AMS and Lowes are united both by the company that owns them (Speedway Motorsports Inc.) and that many of Thursday Thunder's successful drivers test their skills at both tracks.

Ostensibly both tracks seem similar. The common ownership of Sppeedway Motorsports Inc. ensures those similarities. They are flat, quarter-mile short tracks designed around pit row. Thursday Thunder and Lowe's Tuesday night Summer Shootout series run through the summer for nearly the same duration. And the goal of each is to help young drivers develop and offer an affordable and entertaining event.

"Much like you would see similarities if you went to our different Sprint Cup races, you see a lot of those similarities roll over into our short-track programs as well," AMS Race and Competition Director Brandon Hutchison said. "We are very focused on the entertainment factor that this style of racing provides."

But racers find Lowes at Charlotte a fierce animal to conquer, and their families acknowledge there are stark differences in the actual racing experience between the two tracks.
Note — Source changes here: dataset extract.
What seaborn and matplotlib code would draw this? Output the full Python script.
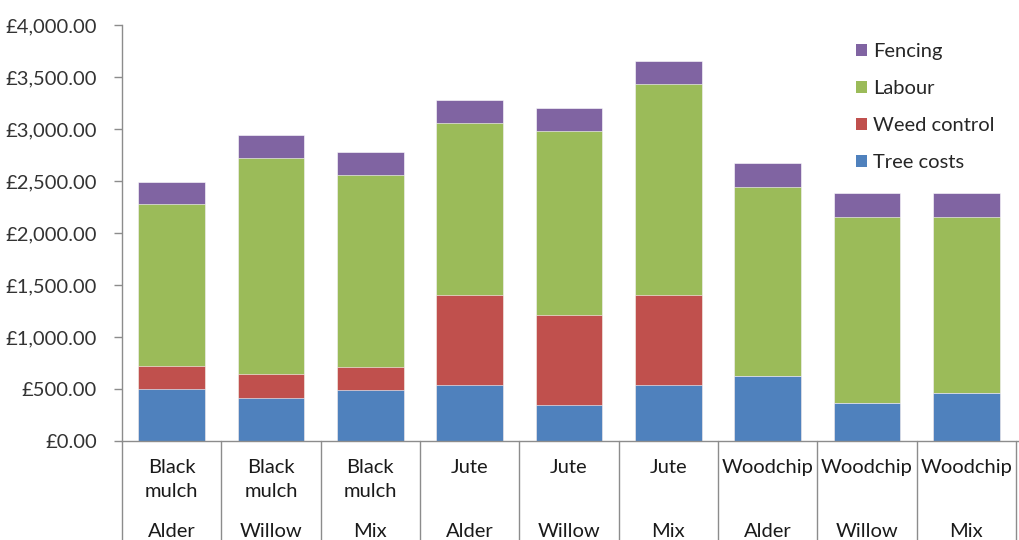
import matplotlib
matplotlib.use("Agg")
import matplotlib.pyplot as plt
import matplotlib.transforms as mtransforms
from matplotlib.patches import Patch
import seaborn as sns
import numpy as np
import pandas as pd

# ---- data ----
mulch = ["Black\nmulch", "Black\nmulch", "Black\nmulch", "Jute", "Jute", "Jute",
         "Woodchip", "Woodchip", "Woodchip"]
species = ["Alder", "Willow", "Mix", "Alder", "Willow", "Mix", "Alder", "Willow", "Mix"]
tree_costs = [500, 415, 495, 535, 350, 535, 625, 365, 460]
weed_control = [225, 225, 215, 865, 865, 865, 0, 0, 0]
labour = [1550, 2080, 1850, 1655, 1770, 2030, 1820, 1790, 1695]
fencing = [220, 220, 220, 225, 220, 225, 225, 225, 225]
series_names = ["Tree costs", "Weed control", "Labour", "Fencing"]
yticks = [0, 500, 1000, 1500, 2000, 2500, 3000, 3500, 4000]

colors = {"Tree costs": "#4F81BD", "Weed control": "#C0504D",
          "Labour": "#9BBB59", "Fencing": "#8064A2"}

sns.set_theme(style="white")
plt.rcParams["font.family"] = ["Lato", "DejaVu Sans"]
FS = 14.5

fig = plt.figure(figsize=(10.19, 5.40), dpi=100)
ax = fig.add_axes([122 / 1019, 99 / 540, 1 - 122 / 1019, (441 - 25) / 540])

keys = [f"c{i}" for i in range(len(species))]
series = [tree_costs, weed_control, labour, fencing]
cum = np.cumsum(np.array(series, dtype=float), axis=0)

# draw from the top-most cumulative down so lower segments overlay
for idx in range(len(series_names) - 1, -1, -1):
    df = pd.DataFrame({"key": keys, "val": cum[idx]})
    sns.barplot(data=df, x="key", y="val", order=keys, color=colors[series_names[idx]],
                saturation=1, width=0.67, edgecolor="white", linewidth=0.4, ax=ax, errorbar=None)

ax.set_xlim(-0.5, len(keys) - 0.5 + 0.03)
ax.set_ylim(0, 4000)
ax.set_yticks(yticks)
ax.set_yticklabels([f"£{v:,.2f}" for v in yticks], fontsize=FS, color="#333333")
ax.set_xticks([])
ax.set_xlabel("")
ax.set_ylabel("")
for s in ["top", "right"]:
    ax.spines[s].set_visible(False)
for s in ["left", "bottom"]:
    ax.spines[s].set_color("#8C8C8C")
    ax.spines[s].set_linewidth(1.0)
ax.tick_params(axis="y", which="both", left=True, length=6, width=1, color="#8C8C8C", pad=12)

# multi-level category axis
trans = mtransforms.blended_transform_factory(ax.transData, fig.transFigure)
for i in range(len(keys) + 1):
    x = i - 0.5
    ax.plot([x, x], [1 - 441 / 540, 0], transform=trans, color="#8C8C8C",
            lw=1.0, clip_on=False)
for i, (m, sp) in enumerate(zip(mulch, species)):
    for j, line in enumerate(m.split("\n")):
        ax.text(i, 1 - (473 + 24 * j) / 540, line, transform=trans, ha="center",
                va="baseline", fontsize=FS, color="#1a1a1a")
    ax.text(i, 1 - 537 / 540, sp, transform=trans, ha="center", va="baseline", fontsize=FS,
            color="#1a1a1a")

handles = [Patch(facecolor=colors[n], edgecolor="none") for n in series_names[::-1]]
fig.legend(handles, series_names[::-1], loc="upper left",
           bbox_to_anchor=(846 / 1019, 1 - 33 / 540), frameon=False, fontsize=FS,
           borderpad=0, handlelength=0.55, handleheight=0.55, handletextpad=0.3,
           labelspacing=1.0)

fig.savefig("out.png", dpi=100)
Zac Kittle, who drives for David Ragan and races in Thursday Thunder's Pro division, just began racing in Charlotte this season. At AMS he's encounter tough scrutiny over the amount of wrecks in races and the contact that drivers make with one another.

At Lowes, wrecks and contact are typical of its Legends races, which he attributes to both the larger size of the fields and the greater intensity of the drivers who live within the lure of NASCAR stardom that seems so reachable in Charlotte.

"There's just so many cars," Kittle said, "that everyone's so competitive and so close. You have to be on the wheel every lap, and you have to be extremely aggressive. There's just so many cars that you're going to get wrecked twice out of the 10 races. There's so many cars."

Though the driving may be more aggressive in Charlotte, some drivers consider the "Thunder Ring" at AMS more challenging and thus driver-friendly. Charlotte's short-track is smoother, has easier transitions and wider turns, drivers say. AMS has tighter turns, not slight embankments on the turns and a slight dip going into turn three.

"Charlotte to me is easier to drive," AMS President Ed Clark said. "It's a little shorter, a little flatter, has a little more bank to it."

"(AMS) is definitely a harder track," said Winston-Salem, N.C., native John Holleman III. "But it's a lot more fun. The competition's better. The track's more for drivers and not for fans."

And Holleman's mother, Vicki, said AMS's racing experience is superior to Charlotte's in the way it treats the drivers and their families.

"People are a lot nicer down here," Vicki said. "Everyone's friendlier. It's more of a family environment. In Charlotte, people are no where near as friendly. We love it down here. We wish AMS was closer to home."